## EXERCISE
Copy the first line of the entries below and every line after it through the line containing "plt.rcParams['font.family'] = ['Liberation". Do not include pictures.

## DATA TO PROCESS
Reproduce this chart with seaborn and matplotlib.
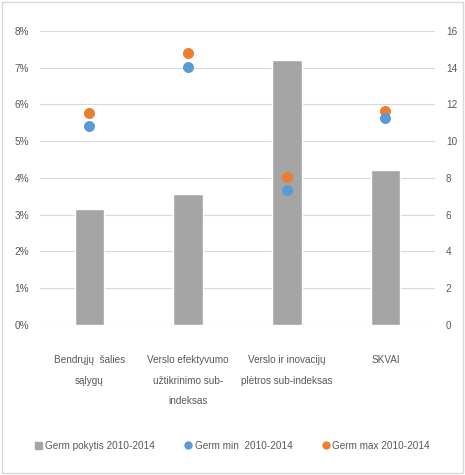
import pandas as pd
import matplotlib.pyplot as plt
import seaborn as sns
from matplotlib.lines import Line2D
from matplotlib.patches import Patch, Rectangle

# data
categories = ["Bendrųjų  šalies\nsąlygų", "Verslo efektyvumo\nužtikrinimo sub-\nindeksas",
              "Verslo ir inovacijų\nplėtros sub-indeksas", "SKVAI"]
pokytis = [6.3, 7.1, 14.4, 8.45]          # right axis
germ_min = [5.40, 7.02, 3.67, 5.63]       # left axis, %
germ_max = [5.77, 7.40, 4.02, 5.82]       # left axis, %
left_ticks = ["0%", "1%", "2%", "3%", "4%", "5%", "6%", "7%", "8%"]
right_ticks = [0, 2, 4, 6, 8, 10, 12, 14, 16]
legend_labels = ["Germ pokytis 2010-2014", "Germ min  2010-2014", "Germ max 2010-2014"]

sns.set_style("white")
plt.rcParams['font.family'] = ['Liberation Sans', 'DejaVu Sans']

gray = "#a5a5a5"
blue = "#5b9bd5"
orange = "#ed7d31"
txt = "#595959"
fs = 7.2

df = pd.DataFrame({"cat": categories, "pokytis": pokytis, "min": germ_min, "max": germ_max})

fig = plt.figure(figsize=(4.65, 4.75), dpi=100)
ax = fig.add_axes([0.086, 0.316, 0.849, 0.619])

sns.barplot(data=df, x="cat", y="pokytis", color=gray, width=0.3, saturation=1, ax=ax, zorder=2)
ax.set_ylim(0, 16)
ax.set_yticks(right_ticks)
ax.grid(axis="y", color="#d9d9d9", lw=0.8, zorder=0)
ax.set_axisbelow(True)

ax2 = ax.twinx()
ax.yaxis.tick_right()
ax2.yaxis.tick_left()
ax2.set_ylim(0, 0.08)
ax2.set_yticks([i / 100 for i in range(9)])
ax2.set_yticklabels(left_ticks)
x = list(range(len(categories)))
ax2.scatter(x, df["max"] / 100, s=48, color=orange, zorder=3)
ax2.scatter(x, df["min"] / 100, s=48, color=blue, zorder=4)

for a in (ax, ax2):
    for s in a.spines.values():
        s.set_visible(False)
    a.tick_params(length=0, labelsize=fs, labelcolor=txt, pad=8)
    a.set_xlabel("")
    a.set_ylabel("")
ax.set_xlim(-0.5, 3.5)
ax.tick_params(axis="x", pad=22)
ax.set_xticks(x)
ax.set_xticklabels(categories, fontsize=fs, color=txt, linespacing=2.3)

handles = [Patch(color=gray),
           Line2D([], [], ls="", marker="o", color=blue, markersize=5),
           Line2D([], [], ls="", marker="o", color=orange, markersize=5)]
fig.legend(handles, legend_labels, loc="center", bbox_to_anchor=(0.5, 0.062), ncol=3,
           frameon=False, fontsize=fs, labelcolor=txt, handlelength=0.7, handletextpad=0.3,
           columnspacing=3.0)

fig.patches.append(Rectangle((0.005, 0.005), 0.99, 0.99, transform=fig.transFigure,
                             fill=False, edgecolor="#d9d9d9", lw=1))

fig.savefig("out.png", dpi=100)
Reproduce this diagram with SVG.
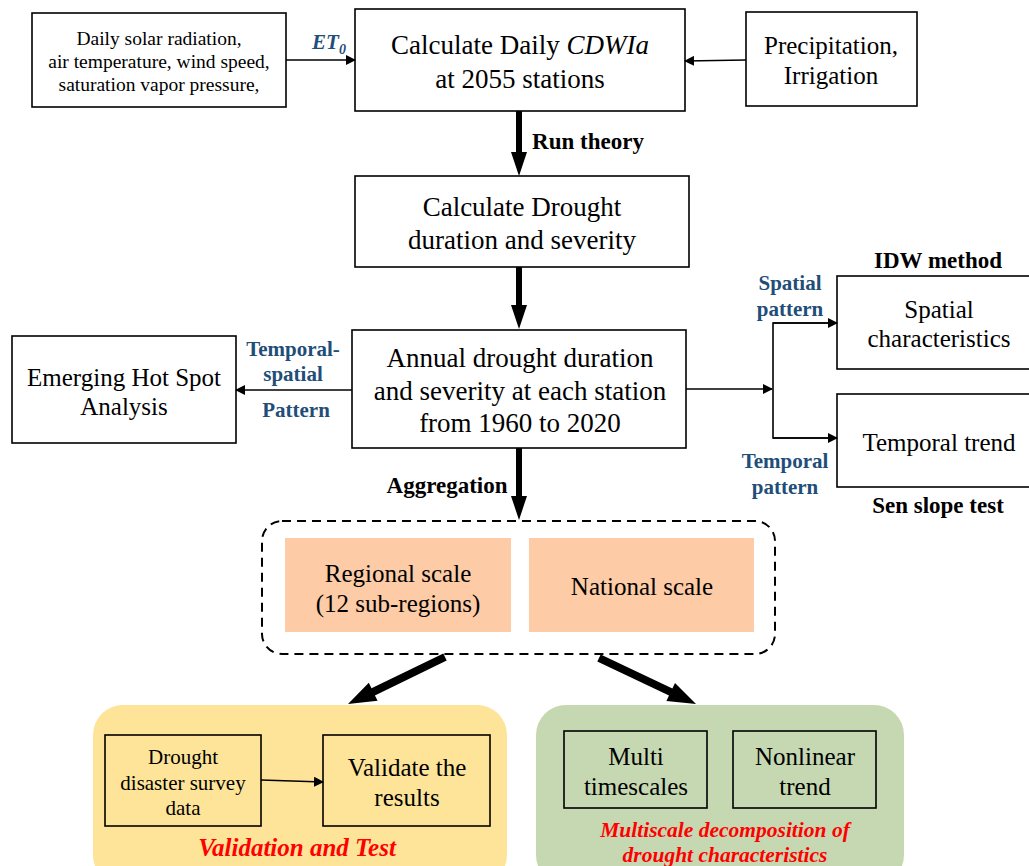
<svg xmlns="http://www.w3.org/2000/svg" width="1029" height="866" viewBox="0 0 1029 866">
<style>
.box{fill:#fff;stroke:#000;stroke-width:1.6}
.ibox{fill:none;stroke:#000;stroke-width:1.6}
.t{font-family:"Liberation Serif","Times New Roman",serif;fill:#000;text-anchor:middle}
.l{font-size:27px}
.s{font-size:19.5px}
.m{font-size:25px}
.b{font-family:"Liberation Serif","Times New Roman",serif;font-weight:bold;font-size:23px;text-anchor:middle}
.blue{fill:#1f4e79;font-size:21px}
.red{fill:#ff0000;font-style:italic;font-weight:bold;font-family:"Liberation Serif","Times New Roman",serif;text-anchor:middle}
.ln{stroke:#000;stroke-width:1.6;fill:none}
</style>
<defs>
<marker id="ah" markerWidth="10" markerHeight="10" refX="9" refY="5" orient="auto" markerUnits="userSpaceOnUse">
<path d="M0,0 L10,5 L0,10 z" fill="#000"/>
</marker>
</defs>

<g id="input">
<rect class="box" x="32" y="13" width="254" height="94"/>
<text class="t s" x="159" y="45">Daily solar radiation,</text>
<text class="t s" x="159" y="68">air temperature, wind speed,</text>
<text class="t s" x="159" y="91">saturation vapor pressure,</text>
</g>
<g id="cdwia">
<rect class="box" x="355" y="9" width="330" height="102"/>
<text class="t l" x="520" y="54">Calculate Daily <tspan font-style="italic">CDWIa</tspan></text>
<text class="t l" x="520" y="88">at 2055 stations</text>
</g>
<g id="precip">
<rect class="box" x="746" y="12" width="171" height="94"/>
<text class="t m" x="831" y="54">Precipitation,</text>
<text class="t m" x="831" y="84">Irrigation</text>
</g>
<g id="duration">
<rect class="box" x="355" y="176" width="334" height="91"/>
<text class="t l" x="522" y="216">Calculate Drought</text>
<text class="t l" x="522" y="249">duration and severity</text>
</g>
<g id="annual">
<rect class="box" x="352" y="330" width="334" height="118"/>
<text class="t l" x="520" y="367">Annual drought duration</text>
<text class="t l" x="520" y="400">and severity at each station</text>
<text class="t l" x="520" y="432">from 1960 to 2020</text>
</g>
<g id="hotspot">
<rect class="box" x="12" y="336" width="224" height="107"/>
<text class="t m" x="124" y="386">Emerging Hot Spot</text>
<text class="t m" x="124" y="415">Analysis</text>
</g>
<g id="spatial">
<rect class="box" x="837" y="276" width="200" height="93"/>
<text class="t m" x="939" y="318">Spatial</text>
<text class="t m" x="939" y="347">characteristics</text>
</g>
<g id="temporal">
<rect class="box" x="837" y="394" width="200" height="93"/>
<text class="t m" x="939" y="451">Temporal trend</text>
</g>
<g id="scales">
<rect x="262" y="521" width="513" height="133" rx="20" fill="none" stroke="#000" stroke-width="2" stroke-dasharray="9,6"/>
<rect x="285" y="538" width="226" height="94" fill="#fdcba6"/>
<rect x="529" y="538" width="225" height="94" fill="#fdcba6"/>
<text class="t m" x="398" y="582">Regional scale</text>
<text class="t m" x="398" y="612">(12 sub-regions)</text>
<text class="t m" x="642" y="595">National scale</text>
</g>
<g id="validation">
<rect x="93" y="705" width="414" height="180" rx="30" fill="#fee498"/>
<rect class="ibox" x="105" y="735" width="156" height="91"/>
<text class="t" font-size="21" x="183" y="764">Drought</text>
<text class="t" font-size="21" x="183" y="790">disaster survey</text>
<text class="t" font-size="21" x="183" y="815">data</text>
<rect class="ibox" x="323" y="735" width="167" height="91"/>
<text class="t m" x="407" y="776">Validate the</text>
<text class="t m" x="407" y="806">results</text>
<text class="red" font-size="25" x="297" y="856">Validation and Test</text>
</g>
<g id="multiscale">
<rect x="536" y="705" width="368" height="180" rx="30" fill="#c5d8b2"/>
<rect class="ibox" x="564" y="731" width="143" height="77"/>
<text class="t m" x="636" y="765">Multi</text>
<text class="t m" x="636" y="795">timescales</text>
<rect class="ibox" x="733" y="731" width="143" height="77"/>
<text class="t m" x="805" y="765">Nonlinear</text>
<text class="t m" x="805" y="795">trend</text>
<text class="red" font-size="21.5" x="725" y="837">Multiscale decomposition of</text>
<text class="red" font-size="21.5" x="725" y="862">drought characteristics</text>
</g>

<g id="connectors">
<line class="ln" x1="286" y1="60" x2="355" y2="60" marker-end="url(#ah)"/>
<line class="ln" x1="746" y1="60" x2="685" y2="61" marker-end="url(#ah)"/>
<polygon points="516,111 522,111 522,152 527,152 519,176 511,152 516,152" fill="#000"/>
<polygon points="516,267 522,267 522,305 527,305 519,329 511,305 516,305" fill="#000"/>
<polygon points="516,448 522,448 522,496 527,496 519,520 511,496 516,496" fill="#000"/>
<polygon points="443.3,653.4 446.7,660.6 374.9,695.4 377.6,700.8 348,704 368.8,682.8 371.5,688.2" fill="#000"/>
<polygon points="600.7,654.4 597.3,661.6 669.0,695.6 666.4,701.0 696,704 675.0,683.0 672.4,688.4" fill="#000"/>
<line class="ln" x1="352" y1="390" x2="236" y2="390" marker-end="url(#ah)"/>
<line class="ln" x1="686" y1="389" x2="772" y2="389" marker-end="url(#ah)"/>
<polyline class="ln" points="837,323 773,323 773,438 837,438"/>
<line class="ln" x1="773" y1="323" x2="837" y2="323" marker-end="url(#ah)"/>
<line class="ln" x1="773" y1="438" x2="837" y2="438" marker-end="url(#ah)"/>
<line class="ln" x1="261" y1="780" x2="323" y2="782" marker-end="url(#ah)"/>

<text class="b blue" x="329" y="49" font-style="italic">ET<tspan font-size="14" dy="5">0</tspan></text>
<text class="b" x="588" y="149">Run theory</text>
<text class="b blue" x="293" y="356">Temporal-</text>
<text class="b blue" x="293" y="381">spatial</text>
<text class="b blue" x="296" y="417">Pattern</text>
<text class="b blue" x="790" y="290">Spatial</text>
<text class="b blue" x="790" y="316">pattern</text>
<text class="b blue" x="785" y="468">Temporal</text>
<text class="b blue" x="785" y="494">pattern</text>
<text class="b" x="938" y="268">IDW method</text>
<text class="b" x="938" y="513">Sen slope test</text>
<text class="b" x="447" y="493">Aggregation</text>
</g>
</svg>
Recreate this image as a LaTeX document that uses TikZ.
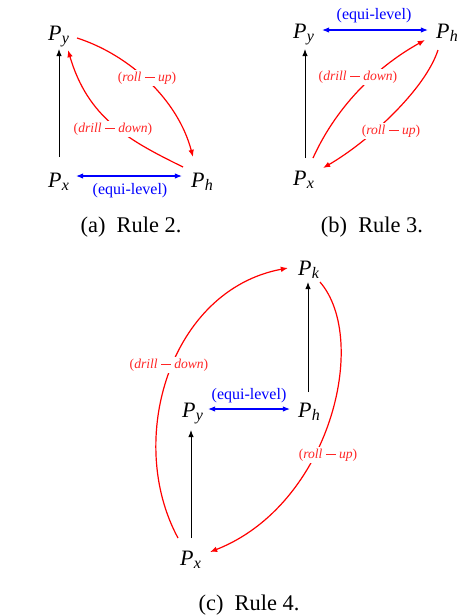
\documentclass[tikz,border=0pt]{standalone}
\usepackage{fontspec}
\setmainfont{Liberation Serif}
\usetikzlibrary{arrows.meta}
\newcommand{\Pn}[1]{\fontsize{11}{12}\selectfont\textit{P}\kern0.2pt\raisebox{-1.7pt}{\fontsize{8}{9}\selectfont\textit{#1}}}
\newcommand{\opl}[2]{\fontsize{6.8}{8}\selectfont(\textit{#1}\hspace{0.25em}\rule[0.24em]{0.72em}{0.055em}\hspace{0.25em}\textit{#2})}
\begin{document}
\begin{tikzpicture}[x=0.5pt,y=-0.5pt,
  pnode/.style={anchor=base west, inner sep=0pt, outer sep=0pt},
  tipp/.tip={Latex[length=3.6pt,width=2.8pt]},
  hier/.style={draw=black, line width=0.5pt, -tipp},
  equi/.style={draw=blue, line width=0.6pt, tipp-tipp},
  olap/.style={draw=red, line width=0.6pt, -tipp},
  olab/.style={text=red!85, inner sep=0.8pt, fill=white},
  elab/.style={text=blue, inner sep=0.5pt, font=\fontsize{8}{9}\selectfont},
  capt/.style={anchor=base, inner sep=0pt, font=\fontsize{11.2}{13}\selectfont}]
\useasboundingbox (0,0) rectangle (456,616);

% ---------- (a) Rule 2 ----------
\node[pnode] (ay) at (48,40)  {\Pn{y}};
\node[pnode] (ax) at (48,187) {\Pn{x}};
\node[pnode] (ah) at (191,187) {\Pn{h}};
\draw[hier] ([shift={(11,-30)}]ax.base west) -- ([shift={(11,9)}]ay.base west);
\draw[equi] ([shift={(28,-11)}]ax.base west) -- ([shift={(-9,-11)}]ah.base west);
\draw[olap] ([shift={(29,-2)}]ay.base west) .. controls (130,55) and (178,100) .. ([shift={(2,-30)}]ah.base west);
\draw[olap] ([shift={(-8,-20)}]ah.base west) .. controls (128,140) and (88,118) .. ([shift={(20,10)}]ay.base west);
\node[olab] (arl) at (147,78) {\opl{roll}{up}};
\node[olab] (adl) at (113,129) {\opl{drill}{down}};
\node[elab] (ael) at (130,191) {(equi-level)};
\node[capt] (acap) at (131,232) {(a)\hspace{0.5em}Rule 2.};

% ---------- (b) Rule 3 ----------
\node[pnode] (by) at (293,38)  {\Pn{y}};
\node[pnode] (bh) at (436,38)  {\Pn{h}};
\node[pnode] (bx) at (293,185) {\Pn{x}};
\draw[hier] ([shift={(12,-27)}]bx.base west) -- ([shift={(12,11)}]by.base west);
\draw[equi] ([shift={(29,-8)}]by.base west) -- ([shift={(-8,-8)}]bh.base west);
\draw[olap] ([shift={(20,-27)}]bx.base west) .. controls (338,103) and (380,65) .. ([shift={(-11,2)}]bh.base west);
\draw[olap] ([shift={(2,12)}]bh.base west) .. controls (425,90) and (368,142) .. ([shift={(30,-17)}]bx.base west);
\node[olab] (bdl) at (358,77) {\opl{drill}{down}};
\node[olab] (brl) at (391,131) {\opl{roll}{up}};
\node[elab] (bel) at (374,16) {(equi-level)};
\node[capt] (bcap) at (372,232) {(b)\hspace{0.5em}Rule 3.};

% ---------- (c) Rule 4 ----------
\node[pnode] (ck) at (298,275) {\Pn{k}};
\node[pnode] (cy) at (182,417) {\Pn{y}};
\node[pnode] (ch) at (298,417) {\Pn{h}};
\node[pnode] (cx) at (180,565) {\Pn{x}};
\draw[hier] ([shift={(10,-25)}]ch.base west) -- ([shift={(10,7)}]ck.base west);
\draw[hier] ([shift={(11,-27)}]cx.base west) -- ([shift={(9,13)}]cy.base west);
\draw[equi] ([shift={(26,-8)}]cy.base west) -- ([shift={(-8,-8)}]ch.base west);
\draw[olap] ([shift={(-2,-27)}]cx.base west) .. controls (125,440) and (170,290) .. ([shift={(-10,-7)}]ck.base west);
\draw[olap] ([shift={(22,7)}]ck.base west) .. controls (370,340) and (330,505) .. ([shift={(30,-13)}]cx.base west);
\node[olab] (cdl) at (169,365) {\opl{drill}{down}};
\node[olab] (crl) at (328,455) {\opl{roll}{up}};
\node[elab] (cel) at (249,396) {(equi-level)};
\node[capt] (ccap) at (249,610) {(c)\hspace{0.5em}Rule 4.};
\end{tikzpicture}
\end{document}
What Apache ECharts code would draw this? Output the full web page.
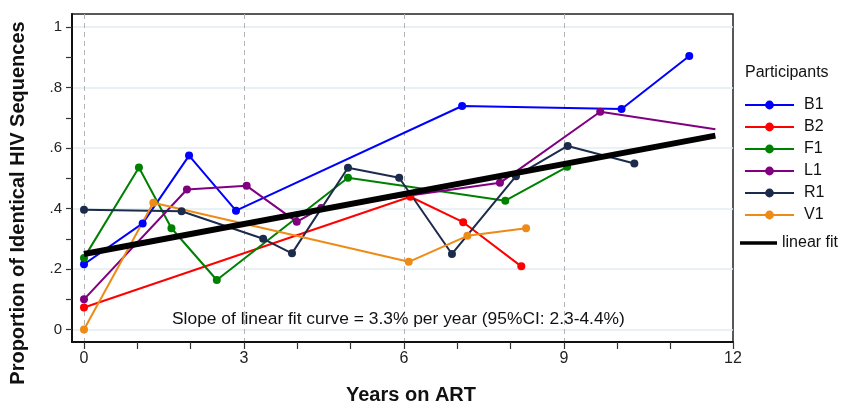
<!DOCTYPE html>
<html><head><meta charset="utf-8">
<script src="https://cdn.jsdelivr.net/npm/echarts@6/dist/echarts.min.js"></script>
<style>html,body{margin:0;padding:0;background:#fff}#c{width:844px;height:407px}</style>
</head><body><div id="c"></div>
<script>
// ---- data ----
const participants = ['B1', 'B2', 'F1', 'L1', 'R1', 'V1'];
const B1 = [[0, 0.216], [1.10, 0.351], [1.97, 0.575], [2.85, 0.393], [7.09, 0.739], [10.08, 0.729], [11.35, 0.904]];
const B2 = [[0, 0.073], [6.12, 0.439], [7.11, 0.355], [8.20, 0.209]];
const F1 = [[0, 0.237], [1.03, 0.536], [1.64, 0.335], [2.49, 0.164], [4.95, 0.502], [7.90, 0.426], [9.06, 0.538]];
const L1 = [[0, 0.100], [1.93, 0.463], [3.05, 0.475], [3.99, 0.356], [4.45, 0.402], [7.80, 0.485], [9.68, 0.720], [11.84, 0.662]];
const R1 = [[0, 0.396], [1.83, 0.391], [3.36, 0.300], [3.90, 0.252], [4.95, 0.535], [5.91, 0.502], [6.90, 0.250], [8.10, 0.507], [9.07, 0.607], [10.32, 0.549]];
const V1 = [[0, 0.000], [1.30, 0.419], [6.09, 0.224], [7.19, 0.310], [8.29, 0.335]];
const linearFit = [[0, 0.250], [11.84, 0.641]];
const xTickValues = [0, 1, 2, 3, 4, 5, 6, 7, 8, 9, 10, 11];
const xLabels = ['0', '3', '6', '9', '12'];
const xGridValues = [0, 3, 6, 9];
const yTickValues = [0, 0.1, 0.2, 0.3, 0.4, 0.5, 0.6, 0.7, 0.8, 0.9, 1];
const yLabelValues = [0, 0.2, 0.4, 0.6, 0.8, 1];
const yLabels = ['0', '.2', '.4', '.6', '.8', '1'];
const annotation = 'Slope of linear fit curve = 3.3% per year (95%CI: 2.3-4.4%)';

// ---- chart ----
const XMIN = -0.225, XMAX = 12.17, YMIN = -0.041, YMAX = 1.043;
const seriesData = { B1, B2, F1, L1, R1, V1 };
const colors = { B1: '#0000ff', B2: '#ff0000', F1: '#008000', L1: '#800080', R1: '#1c2b4c', V1: '#ee8a16' };
const FONT = '"Liberation Sans", Arial, sans-serif';
const xLabelPos = [0, 3, 6, 9, XMAX];

const series = participants.map(name => ({
  name, type: 'line', data: seriesData[name], xAxisIndex: 0, yAxisIndex: 0,
  symbol: 'circle',
  symbolSize: name === 'L1' ? ((v, p) => p.dataIndex === L1.length - 1 ? 0 : 8) : 8,
  lineStyle: { width: 2, color: colors[name] },
  itemStyle: { color: colors[name] },
  emphasis: { disabled: true },
  animation: false
}));
series.push({
  name: 'linear fit', type: 'line', data: linearFit, symbol: 'none', z: 5,
  lineStyle: { width: 6, color: '#000' }, itemStyle: { color: '#000' }, animation: false
});

const chart = echarts.init(document.getElementById('c'), null, { renderer: 'canvas' });
chart.setOption({
  animation: false,
  backgroundColor: '#fff',
  grid: { left: 72, right: 111, top: 14, bottom: 65, show: true, borderColor: '#222', borderWidth: 1.5 },
  title: { text: 'Participants', left: 745, top: 65, padding: 0, textStyle: { fontSize: 16, fontWeight: 'normal', color: '#111', fontFamily: FONT } },
  legend: [
    { data: participants, orient: 'vertical', left: 744, top: 97, padding: 0, itemWidth: 49, itemHeight: 11, itemGap: 6,
      textStyle: { fontSize: 16, color: '#111', fontFamily: FONT, padding: [0, 0, 0, 5] }, selectedMode: false },
    { data: [{ name: 'linear fit', icon: 'path://M0,0 L10,0 L10,1 L0,1 Z' }], orient: 'vertical', left: 740, top: 235, padding: 0,
      itemWidth: 37, itemHeight: 4,
      textStyle: { fontSize: 16, color: '#111', fontFamily: FONT, padding: [0, 0, 0, 0] }, selectedMode: false }
  ],
  xAxis: [
    { type: 'value', min: XMIN, max: XMAX, position: 'bottom',
      axisLine: { show: true, onZero: false, lineStyle: { color: '#111', width: 2 } },
      axisTick: { show: true, customValues: xTickValues.concat([XMAX]), length: 7, lineStyle: { color: '#333', width: 1.2 } },
      axisLabel: { customValues: xLabelPos, margin: 9, fontSize: 16, color: '#222', fontFamily: FONT,
        formatter: v => xLabels[xLabelPos.indexOf(v)] },
      splitLine: { show: false } },
    { type: 'value', min: XMIN, max: XMAX, position: 'bottom',
      axisLine: { show: false, onZero: false }, axisTick: { show: false, customValues: xGridValues },
      axisLabel: { show: false },
      splitLine: { show: true, lineStyle: { color: '#b4b4b4', width: 1, type: [5, 4] } } }
  ],
  yAxis: [
    { type: 'value', min: YMIN, max: YMAX, position: 'left',
      axisLine: { show: true, onZero: false, lineStyle: { color: '#111', width: 2 } },
      axisTick: { show: true, customValues: yTickValues, length: 6, lineStyle: { color: '#333', width: 1.2 } },
      axisLabel: { customValues: yLabelValues, margin: 10, fontSize: 15, color: '#222', fontFamily: FONT,
        formatter: v => yLabels[yLabelValues.indexOf(v)] },
      splitLine: { show: false } },
    { type: 'value', min: YMIN, max: YMAX, position: 'left',
      axisLine: { show: false, onZero: false }, axisTick: { show: false, customValues: yLabelValues },
      axisLabel: { show: false },
      splitLine: { show: true, lineStyle: { color: '#e0eef0', width: 1.5 } } }
  ],
  graphic: [
    { type: 'text', x: 18, y: 203, rotation: Math.PI / 2,
      style: { text: 'Proportion of Identical HIV Sequences', font: 'bold 20px ' + FONT, fill: '#111', textAlign: 'center', textVerticalAlign: 'middle' } },
    { type: 'text', x: 411, y: 395,
      style: { text: 'Years on ART', font: 'bold 20px ' + FONT, fill: '#111', textAlign: 'center', textVerticalAlign: 'middle' } },
    { type: 'text', x: 172, y: 319, z: 10,
      style: { text: annotation, font: '17.4px ' + FONT, fill: '#111', textAlign: 'left', textVerticalAlign: 'middle' } }
  ],
  series
});
</script>
</body></html>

## OUTPUT OF THE EXERCISE
Reproduce this chart with seaborn and matplotlib.
import pandas as pd
import matplotlib.pyplot as plt
import seaborn as sns
from matplotlib.lines import Line2D
from matplotlib.patches import Patch, Rectangle

# data
categories = ["Bendrųjų  šalies\nsąlygų", "Verslo efektyvumo\nužtikrinimo sub-\nindeksas",
              "Verslo ir inovacijų\nplėtros sub-indeksas", "SKVAI"]
pokytis = [6.3, 7.1, 14.4, 8.45]          # right axis
germ_min = [5.40, 7.02, 3.67, 5.63]       # left axis, %
germ_max = [5.77, 7.40, 4.02, 5.82]       # left axis, %
left_ticks = ["0%", "1%", "2%", "3%", "4%", "5%", "6%", "7%", "8%"]
right_ticks = [0, 2, 4, 6, 8, 10, 12, 14, 16]
legend_labels = ["Germ pokytis 2010-2014", "Germ min  2010-2014", "Germ max 2010-2014"]

sns.set_style("white")
plt.rcParams['font.family'] = ['Liberation Sans', 'DejaVu Sans']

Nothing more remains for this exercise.